Word for word, transcribe the lines below and drop the pictures.

#### [Available data]
══════

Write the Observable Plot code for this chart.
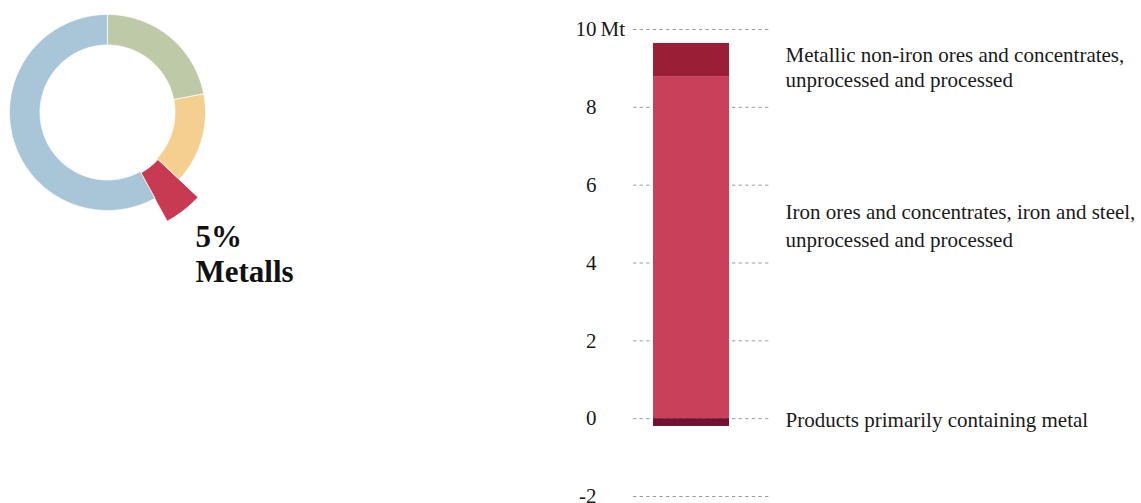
<!DOCTYPE html>
<html>
<head>
<meta charset="utf-8">
<script src="https://cdn.jsdelivr.net/npm/d3@7"></script>
<script src="https://cdn.jsdelivr.net/npm/@observablehq/plot@0.6"></script>
<style>
  html, body { margin: 0; padding: 0; background: #fff; }
  #wrap { position: relative; width: 1141px; height: 503px; overflow: hidden; font-family: "Liberation Serif", serif; }
  #wrap svg { position: absolute; top: 0; overflow: visible; }
</style>
</head>
<body>
<div id="wrap"></div>
<script>
// ---- Donut data (shares in %, clockwise from 12 o'clock) ----
const donutNames  = ["Biomass", "Fossil fuels", "Metalls", "Non-metallic minerals"];
const donutShares = [22, 15, 5, 58];
const donutColors = ["#bec9a8", "#f5cf8f", "#c83a51", "#a8c6d8"];
const highlight   = "Metalls";

// ---- Stacked bar data (Mt) ----
const barCategory = "Metalls";
const barNames  = ["Iron ores and concentrates, iron and steel,\nunprocessed and processed",
                   "Metallic non-iron ores and concentrates,\nunprocessed and processed",
                   "Products primarily containing metal"];
const barValues = [8.79, 0.85, -0.2];
const barColors = ["#c8405a", "#9a1e35", "#721132"];
const yTicks    = [-2, 0, 2, 4, 6, 8, 10];
const yUnit     = "Mt";

// ---------------- Donut ----------------
const R_OUT = 98, R_IN = 67.5, R_OUT_HI = 124, R_IN_HI = 69;
const donutPts = [];
let acc = 0;
donutNames.forEach((name, i) => {
  const a0 = acc / 100 * 360, a1 = (acc + donutShares[i]) / 100 * 360;
  acc += donutShares[i];
  const ro = name === highlight ? R_OUT_HI : R_OUT;
  const ri = name === highlight ? R_IN_HI : R_IN;
  const n = Math.max(2, Math.ceil(a1 - a0));
  for (let k = 0; k <= n; k++) {
    const a = (a0 + (a1 - a0) * k / n) * Math.PI / 180;
    donutPts.push({name, x: ro * Math.sin(a), y: ro * Math.cos(a)});
  }
  for (let k = n; k >= 0; k--) {
    const a = (a0 + (a1 - a0) * k / n) * Math.PI / 180;
    donutPts.push({name, x: ri * Math.sin(a), y: ri * Math.cos(a)});
  }
});
const hiIdx = donutNames.indexOf(highlight);
const donutLabel = [{text: `${donutShares[hiIdx]}%\n${highlight}`}];

const donut = Plot.plot({
  width: 320, height: 300,
  margin: 0,
  x: {domain: [-107, 213], range: [0, 320], axis: null},
  y: {domain: [-188, 112], range: [300, 0], axis: null},
  color: {domain: donutNames, range: donutColors},
  style: {fontFamily: "Liberation Serif, serif", background: "transparent"},
  marks: [
    Plot.line(donutPts, {x: "x", y: "y", z: "name", fill: "name", stroke: "#fff", strokeWidth: 0.7, curve: "linear-closed"}),
    Plot.text(donutLabel, {x: () => 88, y: () => -110, text: "text", textAnchor: "start", lineAnchor: "top",
      fontSize: 31, fontWeight: "bold", lineHeight: 1.13, fill: "#111"})
  ]
});
donut.style.left = "0px";
document.getElementById("wrap").appendChild(donut);

// ---------------- Stacked bar ----------------
const barData = barNames.map((name, i) => ({cat: barCategory, name, value: barValues[i]}));
// label anchor values: midpoints of each stacked segment
let pos = 0, neg = 0;
const labelData = barData.map(d => {
  let mid;
  if (d.value >= 0) { mid = pos + d.value / 2; pos += d.value; }
  else { mid = neg + d.value / 2; neg += d.value; }
  return {...d, mid};
});

const textColor = "#1a1a1a";
const bar = Plot.plot({
  width: 581, height: 503,
  marginTop: 29, marginBottom: 7, marginLeft: 73, marginRight: 371,
  x: {type: "band", domain: [barCategory], padding: 0, axis: null},
  y: {domain: [-2, 10], axis: null},
  color: {domain: barNames, range: barColors},
  style: {fontFamily: "Liberation Serif, serif", fontSize: "21px", background: "transparent"},
  marks: [
    Plot.ruleY(yTicks, {stroke: "#9a9a9a", strokeWidth: 1, strokeDasharray: "3.3,3.3"}),
    Plot.barY(barData, {x: "cat", y: "value", fill: "name", insetLeft: 20, insetRight: 41}),
    Plot.text(yTicks, {y: d => d, text: d => String(d), frameAnchor: "left", textAnchor: "end", dx: -37, fill: textColor, fontSize: 21}),
    Plot.text([yTicks[yTicks.length - 1]], {y: d => d, text: () => yUnit, frameAnchor: "left", textAnchor: "start", dx: -33, fill: textColor, fontSize: 21}),
    Plot.text(labelData.filter((d, i) => i === 1), {y: "mid", text: "name", frameAnchor: "right", textAnchor: "start", dx: 15, dy: 6, lineHeight: 1.19, fill: textColor, fontSize: 21}),
    Plot.text(labelData.filter((d, i) => i === 0), {y: "mid", text: "name", frameAnchor: "right", textAnchor: "start", dx: 15, dy: -24, lineHeight: 1.33, fill: textColor, fontSize: 21}),
    Plot.text(labelData.filter((d, i) => i === 2), {y: "mid", text: "name", frameAnchor: "right", textAnchor: "start", dx: 15, dy: -2, fill: textColor, fontSize: 21})
  ]
});
bar.style.left = "560px";
document.getElementById("wrap").appendChild(bar);
</script>
</body>
</html>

══════

#### [Solved problem]
Write the Observable Plot code for this chart.
<!DOCTYPE html>
<html>
<head>
<meta charset="utf-8">
<script src="https://cdn.jsdelivr.net/npm/d3@7"></script>
<script src="https://cdn.jsdelivr.net/npm/@observablehq/plot@0.6"></script>
<style>
  html, body { margin: 0; padding: 0; background: #fff; }
  #wrap { position: relative; width: 1141px; height: 503px; overflow: hidden; font-family: "Liberation Serif", serif; }
  #wrap svg { position: absolute; top: 0; overflow: visible; }
</style>
</head>
<body>
<div id="wrap"></div>
<script>
// ---- Donut data (shares in %, clockwise from 12 o'clock) ----
const donutNames  = ["Biomass", "Fossil fuels", "Metalls", "Non-metallic minerals"];
const donutShares = [22, 15, 5, 58];
const donutColors = ["#bec9a8", "#f5cf8f", "#c83a51", "#a8c6d8"];
const highlight   = "Metalls";

// ---- Stacked bar data (Mt) ----
const barCategory = "Metalls";
const barNames  = ["Iron ores and concentrates, iron and steel,\nunprocessed and processed",
                   "Metallic non-iron ores and concentrates,\nunprocessed and processed",
                   "Products primarily containing metal"];
const barValues = [8.79, 0.85, -0.2];
const barColors = ["#c8405a", "#9a1e35", "#721132"];
const yTicks    = [-2, 0, 2, 4, 6, 8, 10];
const yUnit     = "Mt";

// ---------------- Donut ----------------
const R_OUT = 98, R_IN = 67.5, R_OUT_HI = 124, R_IN_HI = 69;
const donutPts = [];
let acc = 0;
donutNames.forEach((name, i) => {
  const a0 = acc / 100 * 360, a1 = (acc + donutShares[i]) / 100 * 360;
  acc += donutShares[i];
  const ro = name === highlight ? R_OUT_HI : R_OUT;
  const ri = name === highlight ? R_IN_HI : R_IN;
  const n = Math.max(2, Math.ceil(a1 - a0));
  for (let k = 0; k <= n; k++) {
    const a = (a0 + (a1 - a0) * k / n) * Math.PI / 180;
    donutPts.push({name, x: ro * Math.sin(a), y: ro * Math.cos(a)});
  }
  for (let k = n; k >= 0; k--) {
    const a = (a0 + (a1 - a0) * k / n) * Math.PI / 180;
    donutPts.push({name, x: ri * Math.sin(a), y: ri * Math.cos(a)});
  }
});
const hiIdx = donutNames.indexOf(highlight);
const donutLabel = [{text: `${donutShares[hiIdx]}%\n${highlight}`}];

const donut = Plot.plot({
  width: 320, height: 300,
  margin: 0,
  x: {domain: [-107, 213], range: [0, 320], axis: null},
  y: {domain: [-188, 112], range: [300, 0], axis: null},
  color: {domain: donutNames, range: donutColors},
  style: {fontFamily: "Liberation Serif, serif", background: "transparent"},
  marks: [
    Plot.line(donutPts, {x: "x", y: "y", z: "name", fill: "name", stroke: "#fff", strokeWidth: 0.7, curve: "linear-closed"}),
    Plot.text(donutLabel, {x: () => 88, y: () => -110, text: "text", textAnchor: "start", lineAnchor: "top",
      fontSize: 31, fontWeight: "bold", lineHeight: 1.13, fill: "#111"})
  ]
});
donut.style.left = "0px";
document.getElementById("wrap").appendChild(donut);

// ---------------- Stacked bar ----------------
const barData = barNames.map((name, i) => ({cat: barCategory, name, value: barValues[i]}));
// label anchor values: midpoints of each stacked segment
let pos = 0, neg = 0;
const labelData = barData.map(d => {
  let mid;
  if (d.value >= 0) { mid = pos + d.value / 2; pos += d.value; }
  else { mid = neg + d.value / 2; neg += d.value; }
  return {...d, mid};
});

const textColor = "#1a1a1a";
const bar = Plot.plot({
  width: 581, height: 503,
  marginTop: 29, marginBottom: 7, marginLeft: 73, marginRight: 371,
  x: {type: "band", domain: [barCategory], padding: 0, axis: null},
  y: {domain: [-2, 10], axis: null},
  color: {domain: barNames, range: barColors},
  style: {fontFamily: "Liberation Serif, serif", fontSize: "21px", background: "transparent"},
  marks: [
    Plot.ruleY(yTicks, {stroke: "#9a9a9a", strokeWidth: 1, strokeDasharray: "3.3,3.3"}),
    Plot.barY(barData, {x: "cat", y: "value", fill: "name", insetLeft: 20, insetRight: 41}),
    Plot.text(yTicks, {y: d => d, text: d => String(d), frameAnchor: "left", textAnchor: "end", dx: -37, fill: textColor, fontSize: 21}),
    Plot.text([yTicks[yTicks.length - 1]], {y: d => d, text: () => yUnit, frameAnchor: "left", textAnchor: "start", dx: -33, fill: textColor, fontSize: 21}),
    Plot.text(labelData.filter((d, i) => i === 1), {y: "mid", text: "name", frameAnchor: "right", textAnchor: "start", dx: 15, dy: 6, lineHeight: 1.19, fill: textColor, fontSize: 21}),
    Plot.text(labelData.filter((d, i) => i === 0), {y: "mid", text: "name", frameAnchor: "right", textAnchor: "start", dx: 15, dy: -24, lineHeight: 1.33, fill: textColor, fontSize: 21}),
    Plot.text(labelData.filter((d, i) => i === 2), {y: "mid", text: "name", frameAnchor: "right", textAnchor: "start", dx: 15, dy: -2, fill: textColor, fontSize: 21})
  ]
});
bar.style.left = "560px";
document.getElementById("wrap").appendChild(bar);
</script>
</body>
</html>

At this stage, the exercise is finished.